Os compromissos do maestro em 2024/25 incluem a sua estreia no Festival de Bergenz (Oedipe de Enesco), bem como regressos à Sinfónica de Chicago, à Sinfónica da BBC, à Sinfónica da Rádio Finlandesa, à Filarmónica de Londres, à Sinfónica de St. Louis e à Sinfónica de Oregon.
Nos últimos anos dirigiu, entre outras orquestras, a Filarmónica de Nova Iorque, a Filarmónica de Berlim, a Orquestra de Cleveland, a Sinfónica da Rádio da Baviera, a Orquestra Nacional da Radio France, a Sinfónica de Boston, a Sinfónica da Rádio Sueca, a Deutsches Symphonie-Orchester Berlin, a Radio Filharmonisch Orkest, a Sinfónica de Atlanta, a Orquestra do Konzerthaus de Berlim, a Orquestra de Câmara de Lausanne e a Sinfónica de Montreal, bem como solistas como Gil Shaham, Kirill Gerstein, Daniil Trifonov ou Sergei Babayan.
Para além das grandes obras sinfónicas, dirige regularmente repertório de ópera. Neste domínio, os destaques recentes incluem O Navio Fantasma de Wagner, na Ópera de Paris, e Pelléas et Mélisande de Debussy, na Ópera Estadual da Baviera, bem como várias produções para a Ópera e Ballet Nacionais da Finlândia, incluindo o ciclo O Anel do Nibelungo de Wagner, Dialogues des Carmélites de Poulenc, Don Giovanni de Mozart, Turandot de Puccini, Salome de R. Strauss, Billy Budd de Britten, e uma versão coreografada da Messa da Requiem de Verdi.

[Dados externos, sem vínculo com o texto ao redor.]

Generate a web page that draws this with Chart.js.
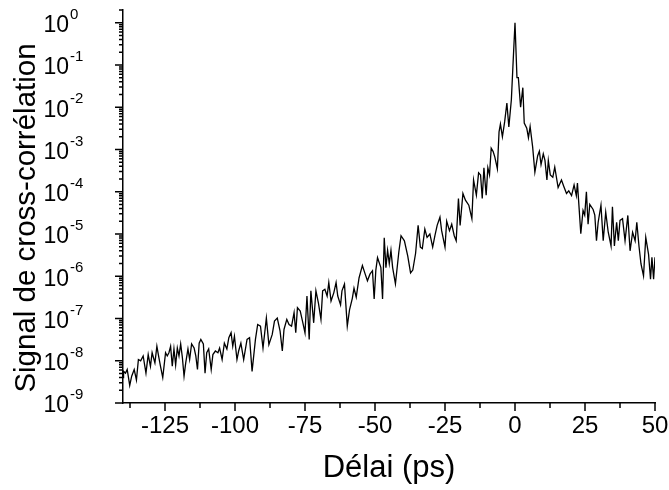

Hannu Lintu gravou para as editoras Ondine, Bis, Naxos, Avie e Hyperion. Recebeu vários prémios, incluindo dois ICMA para os Concertos para Violino de Béla Bartók, com Christian Tetzlaff, e para a gravação de obras de Sibelius, com Anne Sofie von Otter. Estas duas gravações, bem como Kaivos, de E. Rautavaara e os Concertos para Violino de Sibelius e de T. Adès, com Augustin Hadelich e a Royal Liverpool Orchestra, foram nomeados para os prémios Gramophone e Grammy.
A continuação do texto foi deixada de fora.